## Data lines
□ □ □ □

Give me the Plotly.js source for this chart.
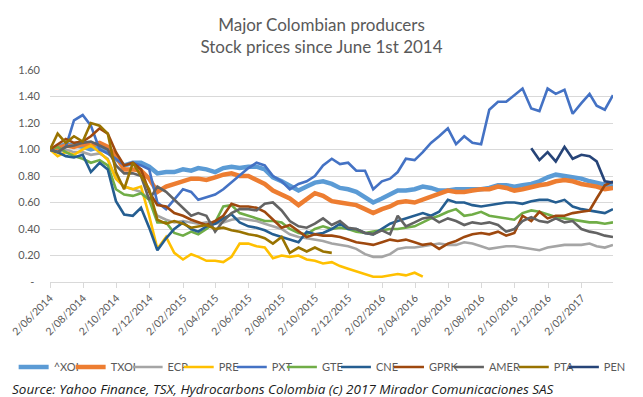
<!DOCTYPE html>
<html><head><meta charset="utf-8">
<script src="https://cdn.plot.ly/plotly-3.0.1.min.js"></script>
<style>html,body{margin:0;padding:0;background:#fff}#chart{width:643px;height:397px}</style>
</head><body><div id="chart"></div>
<script>
// ---- data (relative price, 1.00 = June 2014) ----
const dates = [
 "2014-06-02","2014-06-16","2014-07-01","2014-07-16","2014-08-01","2014-08-16","2014-09-01","2014-09-16","2014-10-01","2014-10-16","2014-11-01","2014-11-16","2014-12-01","2014-12-16",
 "2015-01-01","2015-01-16","2015-02-01","2015-02-16","2015-03-01","2015-03-16","2015-04-01","2015-04-16","2015-05-01","2015-05-16","2015-06-01","2015-06-16","2015-07-01","2015-07-16","2015-08-01","2015-08-16","2015-09-01","2015-09-16","2015-10-01","2015-10-16","2015-11-01","2015-11-16","2015-12-01","2015-12-16",
 "2016-01-01","2016-01-16","2016-02-01","2016-02-16","2016-03-01","2016-03-16","2016-04-01","2016-04-16","2016-05-01","2016-05-16","2016-06-01","2016-06-16","2016-07-01","2016-07-16","2016-08-01","2016-08-16","2016-09-01","2016-09-16","2016-10-01","2016-10-16","2016-11-01","2016-11-16","2016-12-01","2016-12-16",
 "2017-01-01","2017-01-16","2017-02-01","2017-02-16","2017-03-01","2017-03-16","2017-03-31"
];
const XOI  = [1.00,1.02,1.04,1.03,1.02,1.00,1.02,0.98,0.93,0.88,0.90,0.90,0.87,0.82,0.83,0.83,0.85,0.84,0.86,0.85,0.83,0.86,0.87,0.86,0.87,0.87,0.85,0.79,0.76,0.73,0.69,0.72,0.75,0.76,0.74,0.71,0.70,0.68,0.64,0.60,0.63,0.66,0.69,0.69,0.70,0.72,0.71,0.69,0.69,0.70,0.70,0.70,0.70,0.71,0.73,0.73,0.72,0.73,0.74,0.76,0.79,0.81,0.80,0.79,0.78,0.76,0.75,0.73,0.72];
const TXOI = [1.00,1.01,1.03,1.02,1.04,1.03,1.05,1.02,0.95,0.85,0.85,0.84,0.78,0.68,0.72,0.74,0.76,0.78,0.78,0.77,0.79,0.81,0.82,0.80,0.80,0.77,0.74,0.69,0.66,0.63,0.58,0.62,0.67,0.65,0.61,0.60,0.59,0.58,0.55,0.52,0.55,0.57,0.60,0.61,0.60,0.62,0.64,0.66,0.69,0.68,0.68,0.69,0.70,0.70,0.72,0.71,0.69,0.70,0.72,0.73,0.74,0.76,0.77,0.76,0.74,0.73,0.72,0.70,0.71];
const ECP  = [1.00,0.98,1.00,0.98,0.98,0.96,0.97,0.93,0.78,0.72,0.70,0.68,0.62,0.50,0.47,0.45,0.46,0.45,0.44,0.45,0.44,0.45,0.47,0.48,0.47,0.46,0.44,0.42,0.40,0.36,0.34,0.33,0.32,0.31,0.29,0.28,0.27,0.25,0.21,0.19,0.19,0.21,0.25,0.26,0.26,0.27,0.28,0.29,0.28,0.28,0.30,0.29,0.27,0.25,0.26,0.27,0.27,0.26,0.25,0.24,0.26,0.27,0.28,0.28,0.28,0.29,0.27,0.26,0.28];
const PRE  = [1.00,0.95,0.98,0.96,1.00,1.03,0.98,0.92,0.78,0.72,0.70,0.72,0.50,0.25,0.34,0.22,0.17,0.21,0.19,0.16,0.16,0.15,0.19,0.29,0.29,0.27,0.26,0.18,0.20,0.19,0.20,0.17,0.16,0.14,0.15,0.12,0.10,0.08,0.06,0.04,0.04,0.05,0.06,0.05,0.07,0.04];
const PXT  = [1.00,0.98,1.02,1.22,1.26,1.18,1.00,0.97,0.93,0.88,0.90,0.88,0.85,0.60,0.55,0.62,0.70,0.68,0.62,0.64,0.66,0.70,0.75,0.80,0.86,0.90,0.88,0.80,0.76,0.70,0.74,0.76,0.80,0.88,0.93,0.89,0.90,0.84,0.84,0.70,0.76,0.78,0.83,0.93,0.92,0.98,1.05,1.10,1.16,1.04,1.10,1.05,1.04,1.30,1.36,1.36,1.41,1.46,1.31,1.29,1.46,1.42,1.45,1.27,1.35,1.42,1.33,1.30,1.41];
const GTE  = [1.00,1.02,0.98,0.95,0.93,0.90,0.92,0.88,0.70,0.66,0.65,0.67,0.62,0.45,0.45,0.37,0.35,0.38,0.36,0.40,0.45,0.57,0.58,0.52,0.50,0.48,0.46,0.46,0.45,0.40,0.37,0.36,0.40,0.42,0.40,0.41,0.40,0.38,0.37,0.38,0.39,0.40,0.40,0.41,0.42,0.45,0.48,0.50,0.53,0.55,0.50,0.51,0.53,0.50,0.49,0.48,0.47,0.52,0.54,0.53,0.51,0.49,0.48,0.47,0.46,0.45,0.45,0.44,0.45];
const CNE  = [1.00,0.98,0.95,0.94,0.96,0.83,0.90,0.85,0.61,0.51,0.50,0.56,0.41,0.24,0.33,0.40,0.45,0.40,0.38,0.42,0.44,0.48,0.51,0.45,0.42,0.41,0.39,0.36,0.34,0.32,0.30,0.38,0.36,0.37,0.40,0.44,0.40,0.40,0.37,0.36,0.40,0.44,0.46,0.48,0.50,0.52,0.50,0.53,0.62,0.60,0.60,0.58,0.57,0.58,0.59,0.60,0.60,0.59,0.61,0.62,0.62,0.60,0.62,0.57,0.55,0.54,0.53,0.52,0.55];
const GPRK = [1.00,1.04,1.08,1.05,1.06,1.10,1.16,1.12,0.98,0.88,0.90,0.85,0.68,0.58,0.57,0.52,0.50,0.47,0.45,0.43,0.46,0.50,0.59,0.57,0.57,0.56,0.53,0.47,0.41,0.43,0.38,0.34,0.36,0.35,0.35,0.34,0.32,0.30,0.29,0.28,0.30,0.32,0.31,0.32,0.30,0.28,0.29,0.25,0.29,0.31,0.34,0.36,0.37,0.36,0.38,0.35,0.37,0.50,0.46,0.53,0.48,0.50,0.50,0.52,0.53,0.54,0.63,0.73,0.76];
const AMER = [1.00,0.98,1.02,1.03,1.05,1.06,1.03,1.00,0.88,0.82,0.82,0.80,0.62,0.72,0.68,0.62,0.56,0.50,0.52,0.50,0.38,0.46,0.52,0.55,0.55,0.54,0.59,0.60,0.54,0.46,0.42,0.41,0.44,0.48,0.43,0.46,0.41,0.40,0.37,0.36,0.39,0.36,0.50,0.42,0.45,0.48,0.49,0.45,0.48,0.46,0.43,0.45,0.44,0.45,0.43,0.38,0.40,0.46,0.49,0.46,0.45,0.48,0.45,0.46,0.40,0.38,0.37,0.35,0.34];
const PTA  = [1.00,1.12,1.05,1.10,1.06,1.20,1.18,1.12,0.83,0.70,0.90,0.80,0.70,0.47,0.44,0.46,0.44,0.41,0.42,0.43,0.40,0.41,0.39,0.38,0.36,0.35,0.33,0.29,0.34,0.22,0.26,0.23,0.26,0.23,0.22];
const PEN  = [1.01,0.92,0.98,0.91,1.02,0.93,0.96,0.95,0.91,0.76,0.75];
const PEN_START = 58; // index in dates of the first PEN value (2016-11-01)

const seriesNames = ["^XOI","TXOI","ECP","PRE","PXT","GTE","CNE","GPRK","AMER","PTA","PEN"];
const seriesValues = [XOI,TXOI,ECP,PRE,PXT,GTE,CNE,GPRK,AMER,PTA,PEN];

const tickDates = ["2014-06-02","2014-08-02","2014-10-02","2014-12-02","2015-02-02","2015-04-02","2015-06-02","2015-08-02","2015-10-02","2015-12-02","2016-02-02","2016-04-02","2016-06-02","2016-08-02","2016-10-02","2016-12-02","2017-02-02"];
const tickLabels = ["2/06/2014","2/08/2014","2/10/2014","2/12/2014","2/02/2015","2/04/2015","2/06/2015","2/08/2015","2/10/2015","2/12/2015","2/02/2016","2/04/2016","2/06/2016","2/08/2016","2/10/2016","2/12/2016","2/02/2017"];
const yTickVals = [0,0.2,0.4,0.6,0.8,1.0,1.2,1.4,1.6];
const yTickLabels = ["-\u00a0\u00a0","0.20","0.40","0.60","0.80","1.00","1.20","1.40","1.60"];

// ---- styles ----
const colors = ["#5B9BD5","#ED7D31","#A5A5A5","#FFC000","#4472C4","#70AD47","#255E91","#9E480E","#636363","#997300","#264478"];
const widths = [4.5,4.5,2.6,2.6,2.6,2.6,2.6,2.6,2.6,2.6,2.6];
const legendLinePx = [18,76,134,186,240,291,346,400,461,527,578];

const PLOT_L = 50, PLOT_W = 573, PLOT_B = 282, PLOT_H = 212;
const FONT = "Lato, 'Open Sans', sans-serif";

const traces = seriesValues.map((vals, i) => {
  const start = (seriesNames[i] === "PEN") ? PEN_START : 0;
  return {
    type: "scatter", mode: "lines", name: seriesNames[i],
    x: dates.slice(start, start + vals.length), y: vals,
    line: {color: colors[i], width: widths[i]},
    legend: i === 0 ? "legend" : "legend" + (i + 1),
    hoverinfo: "x+y+name"
  };
});

const layout = {
  width: 643, height: 397,
  margin: {l: PLOT_L, r: 643 - PLOT_L - PLOT_W, t: 70, b: 397 - PLOT_B},
  paper_bgcolor: "#ffffff", plot_bgcolor: "#ffffff",
  font: {family: FONT, color: "#595959", size: 11},
  title: {text: "Major Colombian producers<br>Stock prices since June 1st 2014",
          x: 0.5, xanchor: "center", xref: "container", yref: "container", y: 1 - 31/397, yanchor: "top",
          font: {family: FONT, size: 17, color: "#595959"}},
  xaxis: {type: "date", range: [dates[0], dates[dates.length - 1]],
          tickmode: "array", tickvals: tickDates, ticktext: tickLabels, tickangle: -45,
          ticks: "outside", ticklen: 5, tickcolor: "#D9D9D9", tickwidth: 1,
          showline: true, linecolor: "#D9D9D9", linewidth: 1, showgrid: false, zeroline: false,
          tickfont: {size: 10.5, color: "#595959"}},
  yaxis: {range: [0, 1.6], tickmode: "array", tickvals: yTickVals, ticktext: yTickLabels,
          showgrid: true, gridcolor: "#D9D9D9", gridwidth: 1, zeroline: false, showline: false,
          ticks: "", ticklabelstandoff: 9, tickfont: {size: 11, color: "#595959"}},
  annotations: [{
    text: "<i>Source: Yahoo Finance, TSX, Hydrocarbons Colombia (c) 2017 Mirador Comunicaciones SAS</i>",
    xref: "paper", yref: "paper", x: (9 - PLOT_L) / PLOT_W, y: (PLOT_B - 389) / PLOT_H,
    xanchor: "left", yanchor: "middle", showarrow: false,
    font: {family: "'Open Sans', Lato, sans-serif", size: 13.5, color: "#1a1a1a"}
  }],
  showlegend: true
};

legendLinePx.forEach((px, i) => {
  const key = i === 0 ? "legend" : "legend" + (i + 1);
  layout[key] = {
    x: (px - 5 - PLOT_L) / PLOT_W, xanchor: "left",
    y: (PLOT_B - 367) / PLOT_H, yanchor: "middle",
    orientation: "h", bgcolor: "rgba(0,0,0,0)", borderwidth: 0,
    font: {family: FONT, size: 11, color: "#595959"}, itemwidth: 30
  };
});

Plotly.newPlot("chart", traces, layout, {displayModeBar: false, staticPlot: true});
</script></body></html>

□ □ □ □

## Set task
Above is a listing; report how many of its lines include the word "chart", giving the number only.

## Solution for this exercise
4